中居の「音楽の聴き方や入手の仕方も変わってきましたが、今の音楽に対して思うことって何ですか?」の質問に。

「僕は若い人はみんな良いと思う。なんでかっていうと、音楽って何がいいっていう形とかないんですよ。結局なんか、やったるで!という気合とか、そんなんが一番大事だと思う。そういうのは若い人は凄いですから。
でも、アナログ世代とデジタル世代の違いを1箇所感じるのは、若い人は、歌詞を聴きすぎ。アナログの頃って、僕らは音で全部聴いてた。だから洋楽だろうがなんだろうが全部カッコよかった。なにを言ってるか、意味なんてどうでもよかった。
たとえば、ロックンロールは僕をものすごく元気にしてくれたけど、元気づけるような歌詞なんかひとつもないんだよ。関係ないんだ、そんなこと。おまえに未来はない!とか歌ってんだよ。No future for you!とか。それ聴いて、よし!きょうも学校行こう!って行ったの。
でもデジタル世代になると、それが情報としてきれいに入ってきすぎちゃって、歌詞や、文字を追いすぎてるような気がちょっとだけする。(明確になり過ぎて)ぼんやりしてないんですよね。ぼんやりしてれば、どこに焦点を合わせるかはみんな自分で選べる」

松本の「ヒロトさんのゴールというか、どこに今向かってますか? 同じ年齢の者としてすごく訊きたいです」の質問に。

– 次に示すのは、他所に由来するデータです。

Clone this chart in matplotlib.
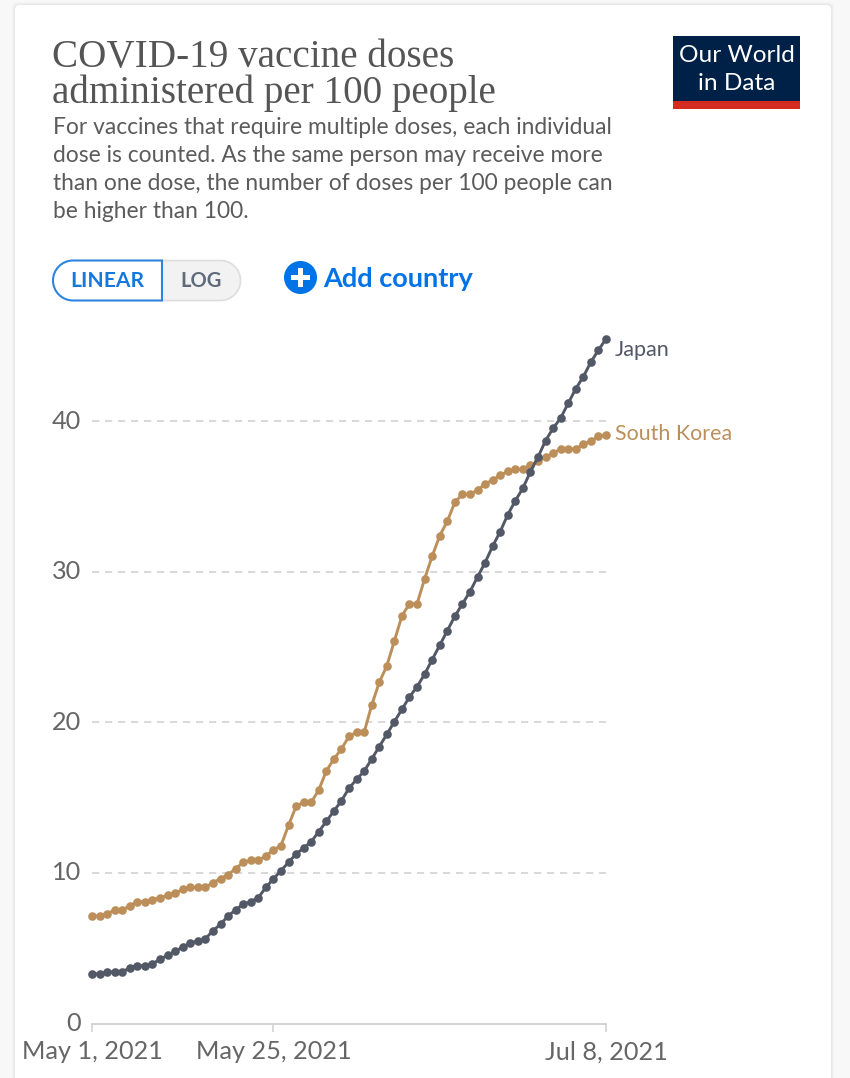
import matplotlib
matplotlib.use("Agg")
import matplotlib.pyplot as plt
import matplotlib.dates as mdates
from matplotlib.patches import Rectangle, Circle, PathPatch, FancyBboxPatch
from matplotlib.path import Path
from matplotlib.transforms import ScaledTranslation
import pandas as pd

dates = pd.date_range("2021-05-01", "2021-07-08", freq="D")
japan = [3.29, 3.29, 3.42, 3.42, 3.42, 3.71, 3.84, 3.84, 3.97, 4.26, 4.53, 4.79,
         5.08, 5.35, 5.48, 5.63, 6.16, 6.59, 7.14, 7.54, 7.93, 8.09, 8.35, 9.04,
         9.60, 10.15, 10.70, 11.26, 11.65, 12.07, 12.74, 13.42, 14.11, 14.79, 15.62, 16.21,
         16.75, 17.56, 18.38, 19.20, 20.04, 20.86, 21.68, 22.36, 23.19, 24.16, 25.11, 26.08,
         27.04, 27.86, 28.67, 29.65, 30.60, 31.69, 32.66, 33.78, 34.71, 35.54, 36.64, 37.60,
         38.70, 39.52, 40.21, 41.18, 42.15, 42.95, 43.92, 44.72, 45.45]
south_korea = [7.14, 7.14, 7.29, 7.54, 7.54, 7.82, 8.09, 8.09, 8.22, 8.35, 8.51, 8.64,
               8.91, 9.04, 9.04, 9.04, 9.35, 9.62, 9.88, 10.28, 10.70, 10.84, 10.84, 11.12,
               11.52, 11.81, 13.16, 14.42, 14.69, 14.69, 15.50, 16.77, 17.56, 18.23, 19.07, 19.34,
               19.33, 21.13, 22.65, 23.74, 25.40, 27.06, 27.88, 27.86, 29.52, 31.02, 32.39, 33.34,
               34.61, 35.14, 35.14, 35.42, 35.82, 36.09, 36.40, 36.67, 36.80, 36.80, 37.08, 37.35,
               37.62, 37.86, 38.15, 38.15, 38.15, 38.46, 38.68, 38.99, 39.05]
y_ticks = [0, 10, 20, 30, 40]
x_tick_dates = ["2021-05-01", "2021-05-25", "2021-07-08"]
x_tick_labels = ["May 1, 2021", "May 25, 2021", "Jul 8, 2021"]
title_lines = ["COVID-19 vaccine doses", "administered per 100 people"]
subtitle_lines = ["For vaccines that require multiple doses, each individual",
                  "dose is counted. As the same person may receive more",
                  "than one dose, the number of doses per 100 people can",
                  "be higher than 100."]

W, H = 850, 1078
LATO = "Lato"
GREY = "#5b5b5b"
JP = "#525866"
KR = "#BC8F5A"
BLUE = "#0073E6"

fig = plt.figure(figsize=(W / 100, H / 100), dpi=100, facecolor="#F8F8F8")

# Page furniture in pixel coordinates
bg = fig.add_axes([0, 0, 1, 1], zorder=0)
bg.set_xlim(0, W); bg.set_ylim(H, 0); bg.axis("off")
for grow, col in [(3, "#F3F3F3"), (2, "#EEEEEE"), (1, "#E8E8E8")]:
    bg.add_patch(FancyBboxPatch((15 - grow, 5 - grow), 816 + 2 * grow, 1110,
                                boxstyle="round,pad=0,rounding_size=6", fc=col, ec="none"))
bg.add_patch(FancyBboxPatch((15, 5), 816, 1110, boxstyle="round,pad=0,rounding_size=5",
                            fc="white", ec="none"))

for txt, y in zip(title_lines, [58, 93]):
    bg.text(52, y, txt, family="Liberation Serif", fontsize=28.2, color="#555555",
            va="center", ha="left")
for txt, y in zip(subtitle_lines, [128, 156, 184, 212]):
    bg.text(53, y, txt, family=LATO, fontsize=16.4, color=GREY, va="center", ha="left")

# Logo
bg.add_patch(Rectangle((673, 36), 127, 65, fc="#002147", ec="none"))
bg.add_patch(Rectangle((673, 101), 127, 7.5, fc="#D42B21", ec="none"))
bg.text(736.5, 56, "Our World", family=LATO, fontsize=17.6, color="white", ha="center", va="center")
bg.text(736.5, 84, "in Data", family=LATO, fontsize=17.6, color="white", ha="center", va="center")

# Linear / log toggle
def pill(x0, x1, y0, y1, left_round, right_round):
    r = (y1 - y0) / 2
    k = 0.5523 * r
    v = []; c = []
    if left_round:
        v += [(x0 + r, y0)]; c += [Path.MOVETO]
    else:
        v += [(x0, y0)]; c += [Path.MOVETO]
    if right_round:
        v += [(x1 - r, y0), (x1 - r + k, y0), (x1, y0 + r - k), (x1, y0 + r),
              (x1, y0 + r + k), (x1 - r + k, y1), (x1 - r, y1)]
        c += [Path.LINETO] + [Path.CURVE4] * 6
    else:
        v += [(x1, y0), (x1, y1)]; c += [Path.LINETO, Path.LINETO]
    if left_round:
        v += [(x0 + r, y1), (x0 + r - k, y1), (x0, y0 + r + k), (x0, y0 + r),
              (x0, y0 + r - k), (x0 + r - k, y0), (x0 + r, y0)]
        c += [Path.LINETO] + [Path.CURVE4] * 6
    else:
        v += [(x0, y1), (x0, y0)]; c += [Path.LINETO, Path.LINETO]
    return Path(v, c)

bg.add_patch(PathPatch(pill(160, 240.5, 260.5, 300.5, False, True), fc="#F2F2F2", ec="#DDDDDD", lw=1.2))
bg.add_patch(PathPatch(pill(53, 162, 260.5, 300.5, True, False), fc="white", ec="#2C86E0", lw=1.5))
bg.text(107.5, 281, "LINEAR", family=LATO, fontsize=15.1, fontweight="bold", color="#1478DC",
        ha="center", va="center")
bg.text(201.5, 281, "LOG", family=LATO, fontsize=14.5, fontweight="bold", color="#5F6B7A",
        ha="center", va="center")

# Add country
bg.add_patch(Circle((300.5, 277.5), 16.5, fc=BLUE, ec="none"))
bg.add_patch(Rectangle((291, 275), 19, 5, fc="white", ec="none"))
bg.add_patch(Rectangle((298, 268), 5, 19, fc="white", ec="none"))
bg.text(323.5, 279, "Add country", family=LATO, fontsize=19.5, fontweight="bold", color=BLUE,
        ha="left", va="center")

# Chart
px_left, px_right, px_top, px_bottom = 92, 606, 330, 1023.5
ax = fig.add_axes([px_left / W, 1 - px_bottom / H, (px_right - px_left) / W, (px_bottom - px_top) / H],
                  zorder=2)
ax.patch.set_alpha(0)
ax.set_xlim(dates[0], dates[-1])
ax.set_ylim(0, (px_bottom - px_top) / 15.06)

for t in y_ticks[1:]:
    ax.axhline(t, color="#D6D6D6", lw=1.3, dashes=(4, 3.2), zorder=1)

ax.plot(dates, south_korea, color=KR, lw=2.1, marker="o", ms=6.2, mew=0, clip_on=False, zorder=3)
ax.plot(dates, japan, color=JP, lw=2.1, marker="o", ms=6.2, mew=0, clip_on=False, zorder=4)

for s in ["top", "right", "left"]:
    ax.spines[s].set_visible(False)
ax.spines["bottom"].set_color("#CFCFCF")
ax.spines["bottom"].set_linewidth(1.3)

ax.set_yticks(y_ticks)
ax.set_yticklabels([str(t) for t in y_ticks], family=LATO, fontsize=18.2, color="#666666")
ax.tick_params(axis="y", length=0, pad=8)
for lab in ax.get_yticklabels():
    lab.set_transform(lab.get_transform() + ScaledTranslation(0, 2 / 100, fig.dpi_scale_trans))

ax.set_xticks([mdates.date2num(pd.Timestamp(d)) for d in x_tick_dates])
ax.set_xticklabels(x_tick_labels, family=LATO, fontsize=18.2, color="#666666")
ax.tick_params(axis="x", length=5.5, width=1.1, color="#CFCFCF", pad=6.5)

ax.annotate("Japan", (dates[-1], japan[-1]), xytext=(6.3, -8.2), textcoords="offset points",
            family=LATO, fontsize=15.6, color=JP, va="center", ha="left", annotation_clip=False)
ax.annotate("South Korea", (dates[-1], south_korea[-1]), xytext=(6.3, 1), textcoords="offset points",
            family=LATO, fontsize=15.4, color=KR, va="center", ha="left", annotation_clip=False)

fig.savefig("out.png", dpi=100, facecolor=fig.get_facecolor())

「考えたことないんですけど。考えたことないのにそういう質問をしょっちゅうされるんですよ。
僕、夢って、よくわかんないですけど、取り憑かれて、なっちゃうもんなような気がするんです。それって、ひとつなような気がする。
で、僕は若い頃に取り憑かれて、バンドがやりたい!って思った。それが夢だ!って思ったの。でもいろんな人の話を聞いてると、おまえの夢はなんだって訊くと、バンドやってお金持ちになりたい、とか。バンドやって有名になりたい、とか。2つ言うんです。1個にしとけ、と。金持ちになりたいんだったら、バンドは捨てろ、と。金持ちになりたい、有名になりたいって言えよ。そのための手段としてのバンドだったら、なんでもいいじゃん。不動産の勉強してお金持ちになってもいいし、悪いことして新聞に載りゃ有名になるよ。夢ってのは手段じゃないんだよ、目的なんじゃないかって僕は思うんです。
ということで考えると、僕は十代の頃にバンドを始めた瞬間にもう、叶ってます。そして今もやってるから、ずーっと叶ってる。だからもう、ずっとこのままでいいんです」

心に刺さりまくる言葉がいくつも出てきたが、わたしにとってひとつ新たな発見だったのは、ヒロトは昔から「ドゥワ・ディディ・ディディ」を聴いたときのエピソードをよく話していて、わたしも下の記事に書いたことがあるけど、正直、なんでこの曲?って思わないこともなかったのだ。

でも今回詳しい話が聞けて、真相はちょっとだけ違うのがわかった。
要は、ブリティッシュ・ビートの特集番組を聴いていて感動したのだけど、たまたま「ドゥワ・ディディ・ディディ」が流れてるタイミングで自分が泣いてることに気づいた、ということだったのだ。

それならわかる。これで腑に落ちた。
いやべつに「ドゥワ・ディディ・ディディ」も悪くないけど、なんか、よかった。